Zurich Group Exposes Climate Threat to India's Renewable Energy Ambitions
India's ambitious push toward renewable energy is facing a serious obstacle. A new analysis from Zurich Group reveals that 90 percent of the country's planned renewable energy projects are exposed to significant climate hazards, raising questions about the resilience of infrastructure critical to India's clean energy future.
The Scale of Climate Exposure
The findings show that solar farms, wind parks, and associated transmission infrastructure across India face threats ranging from intensifying cyclones along coastal regions to extended heatwaves that can reduce panel efficiency. Researchers examined over 200 planned projects and found that geography, outdated design standards, and shifting weather patterns create compounding vulnerabilities. The report specifically flags projects in Rajasthan, Gujarat, and Tamil Nadu as among the most exposed to extreme heat conditions that could shorten equipment lifespan and reduce power output.
"What we are seeing is a fundamental mismatch between how these projects were designed and the climate reality they will operate in," the Zurich Group analysis stated. The organisation urged developers to adopt forward-looking risk assessments that account for conditions expected decades into the future, not just historical averages.
Why This Matters for Indian Consumers
India has committed to installing 500 gigawatts of renewable capacity by 2030, a target that forms the backbone of its climate pledges. If a large portion of that infrastructure faces premature degradation or damage, the shortfall would need to be filled by coal or gas plants, increasing electricity costs for millions of households and businesses. Load shedding and supply disruptions would hit hardest in states already struggling with grid stability.
For communities living near project sites, the stakes include land use conflicts, water consumption by cooling systems, and the loss of agricultural income if construction disrupts irrigation channels. Workers employed in construction and maintenance also face safety risks during extreme weather events, particularly those erecting turbines in increasingly unpredictable wind corridors.
Investment and Insurance Consequences
Insurance premiums for renewable projects in high-risk zones are already climbing, Zurich Group noted. Lenders and investors are beginning to demand climate resilience clauses that could raise capital costs for developers unable to demonstrate adaptive designs. Smaller firms and state-owned utilities with limited resources may find themselves locked out of financing for projects in vulnerable regions.
The report estimates that retrofitting existing infrastructure to withstand projected climate conditions could cost billions of dollars. Whether those expenses fall on developers, taxpayers, or electricity consumers remains unclear under current regulatory frameworks.
Lessons from Existing Projects
India's first major renewable push, concentrated between 2010 and 2020, was built largely without comprehensive climate risk modelling. Several wind farms in Tamil Nadu experienced blade damage during unseasonal storms that historical data had not predicted. Solar installations in Uttar Pradesh suffered output drops during heatwaves that exceeded design tolerances. Those failures provide a template for what could happen on a much larger scale if the current wave of projects proceeds without meaningful adjustments.
Engineering consultants working with Indian developers say that relatively modest changes during the planning phase can dramatically improve resilience.
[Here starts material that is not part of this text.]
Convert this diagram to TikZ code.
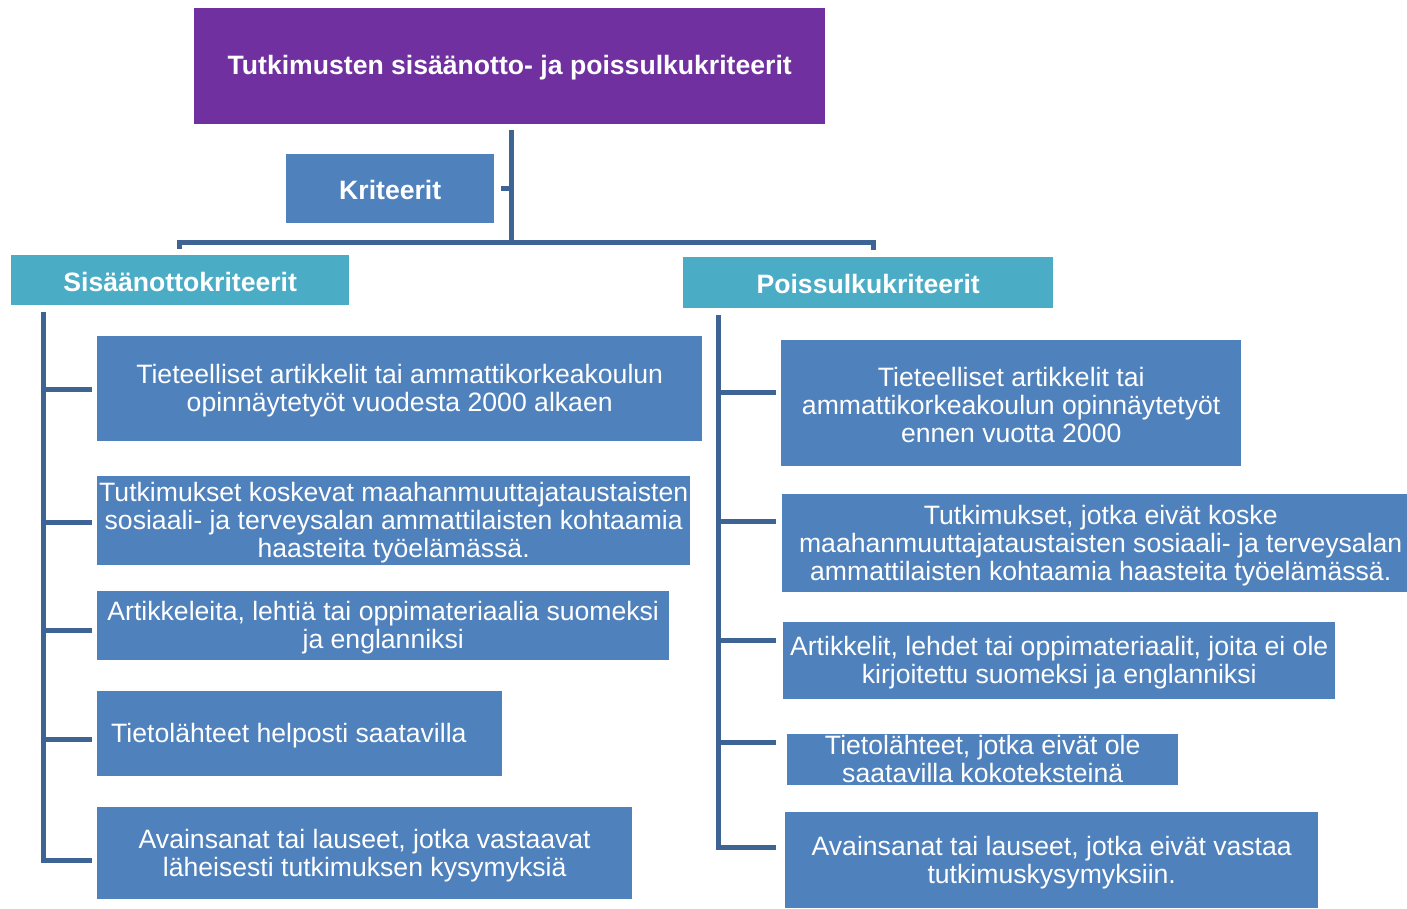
\documentclass[tikz,border=0pt]{standalone}
\usepackage{fontspec}
\setmainfont{Liberation Sans}
\definecolor{titlepurple}{RGB}{112,48,160}
\definecolor{boxblue}{RGB}{79,129,189}
\definecolor{teal}{RGB}{75,172,198}
\definecolor{connblue}{RGB}{62,100,150}
\tikzset{
  boxshape/.style={fill=#1, inner sep=0pt, draw=none},
  boxtext/.style={text=white, align=center, inner sep=0pt, yshift=-2pt, font=\fontsize{26.6}{28}\selectfont},
  headtext/.style={text=white, align=center, inner sep=0pt, yshift=-1.5pt, font=\fontsize{26.6}{28}\selectfont\bfseries},
  conn/.style={draw=connblue, line width=5pt},
}
\newcommand{\bx}[7]{% name, color, x1, y1, x2, y2
  \node[boxshape=#2, anchor=north west, minimum width=#5pt-#3pt, minimum height=#6pt-#4pt] (#1) at (#3,#4) {};
}
\begin{document}
\begin{tikzpicture}[x=1pt,y=-1pt]
\useasboundingbox (0,0) rectangle (1407,908);
% boxes
\bx{title}{titlepurple}{194}{8}{825}{124}{}
\bx{krit}{boxblue}{286}{154}{494}{223}{}
\bx{sis}{teal}{11}{255}{349}{305}{}
\bx{poi}{teal}{683}{257}{1053}{308}{}
\bx{l1}{boxblue}{97}{336}{702}{441}{}
\bx{l2}{boxblue}{97}{476}{690}{565}{}
\bx{l3}{boxblue}{97}{591}{669}{660}{}
\bx{l4}{boxblue}{97}{691}{502}{776}{}
\bx{l5}{boxblue}{97}{807}{632}{899}{}
\bx{r1}{boxblue}{781}{340}{1241}{466}{}
\bx{r2}{boxblue}{782}{494}{1407}{592}{}
\bx{r3}{boxblue}{783}{622}{1335}{699}{}
\bx{r4}{boxblue}{787}{734}{1178}{785}{}
\bx{r5}{boxblue}{785}{812}{1318}{908}{}
% texts
\node[headtext] (ttitle) at (title.center) {Tutkimusten sisäänotto- ja poissulkukriteerit};
\node[headtext] (tkrit) at (krit.center) {Kriteerit};
\node[headtext] (tsis) at (sis.center) {Sisäänottokriteerit};
\node[headtext] (tpoi) at (poi.center) {Poissulkukriteerit};
\node[boxtext] (tl1) at (l1.center) {Tieteelliset artikkelit tai ammattikorkeakoulun\\opinnäytetyöt vuodesta 2000 alkaen};
\node[boxtext] (tl2) at (l2.center) {Tutkimukset koskevat maahanmuuttajataustaisten\\sosiaali- ja terveysalan ammattilaisten kohtaamia\\haasteita työelämässä.};
\node[boxtext] (tl3) at (l3.center) {Artikkeleita, lehtiä tai oppimateriaalia suomeksi\\ja englanniksi};
\node[boxtext, anchor=west] (tl4) at ([xshift=14pt]l4.west) {Tietolähteet helposti saatavilla};
\node[boxtext] (tl5) at (l5.center) {Avainsanat tai lauseet, jotka vastaavat\\läheisesti tutkimuksen kysymyksiä};
\node[boxtext] (tr1) at (r1.center) {Tieteelliset artikkelit tai\\ammattikorkeakoulun opinnäytetyöt\\ennen vuotta 2000};
\node[boxtext] (tr2) at ([xshift=6pt]r2.center) {Tutkimukset, jotka eivät koske\\maahanmuuttajataustaisten sosiaali- ja terveysalan\\ammattilaisten kohtaamia haasteita työelämässä.};
\node[boxtext] (tr3) at (r3.center) {Artikkelit, lehdet tai oppimateriaalit, joita ei ole\\kirjoitettu suomeksi ja englanniksi};
\node[boxtext] (tr4) at ([yshift=2.5pt]r4.center) {Tietolähteet, jotka eivät ole\\saatavilla kokoteksteinä};
\node[boxtext] (tr5) at (r5.center) {Avainsanat tai lauseet, jotka eivät vastaa\\tutkimuskysymyksiin.};
% top connectors
\coordinate (tb) at (511,130);
\coordinate (hub) at (511,242);
\coordinate (sd) at (179,249);
\coordinate (pd) at (873,250);
\draw[conn] (tb) -- (hub);
\draw[conn] (sd) |- (hub) -| (pd);
\draw[conn] ([xshift=7pt]krit.east) -- (krit.east -| hub);
% left spine
\coordinate (ls) at (43,312);
\coordinate (lb1) at ([xshift=-5pt,yshift=-0.5pt]l1.west);
\coordinate (lb2) at ([xshift=-5pt,yshift=-1.5pt]l2.west);
\coordinate (lb3) at ([xshift=-5pt,yshift=-4.5pt]l3.west);
\coordinate (lb4) at ([xshift=-5pt,yshift=-5.5pt]l4.west);
\coordinate (lb5) at ([xshift=-5pt,yshift=-7pt]l5.west);
\draw[conn] (ls) |- (lb5);
\foreach \b in {lb1,lb2,lb3,lb4} \draw[conn] (ls |- \b) -- (\b);
% right spine
\coordinate (rs) at (718,315);
\coordinate (rb1) at ([xshift=-5pt,yshift=11pt]r1.west);
\coordinate (rb2) at ([xshift=-6pt,yshift=22pt]r2.west);
\coordinate (rb3) at ([xshift=-7pt,yshift=20.5pt]r3.west);
\coordinate (rb4) at ([xshift=-11pt,yshift=17.5pt]r4.west);
\coordinate (rb5) at ([xshift=-9pt,yshift=13pt]r5.west);
\draw[conn] (rs) |- (rb5);
\foreach \b in {rb1,rb2,rb3,rb4} \draw[conn] (rs |- \b) -- (\b);
\end{tikzpicture}
\end{document}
Elevated foundations for solar arrays, for instance, can protect equipment from flooding, while wind turbines with reinforced towers can withstand stronger gusts. The additional cost typically ranges between 3 and 8 percent of total project expenditure, according to industry estimates.
Government and Industry Response
India's Ministry of New and Renewable Energy has acknowledged the need for updated standards but has not yet mandated climate risk assessments for project approvals. A senior official, speaking on background, indicated that the ministry is reviewing guidelines and may introduce new requirements for environmental due diligence in the coming year.
Private developers are responding with varying degrees of urgency. Several large firms have begun incorporating climate scenario modelling into their site selection processes, prioritising locations with lower projected hazard exposure. Others argue that uncertainty in climate projections makes such filtering impractical and costly.
What Comes Next
The government is expected to release updated siting guidelines for renewable projects by the end of the fiscal year. Those rules could require developers to submit climate vulnerability assessments alongside environmental impact statements, creating a clearer pathway for safer infrastructure deployment.
For now, observers say the window for action is narrowing. Each project approved without adequate risk consideration represents a potential liability that Indian electricity consumers and taxpayers may ultimately bear. Watch for investor responses to upcoming monsoon season damage reports and any shifts in lending policies from institutions financing India's renewable expansion.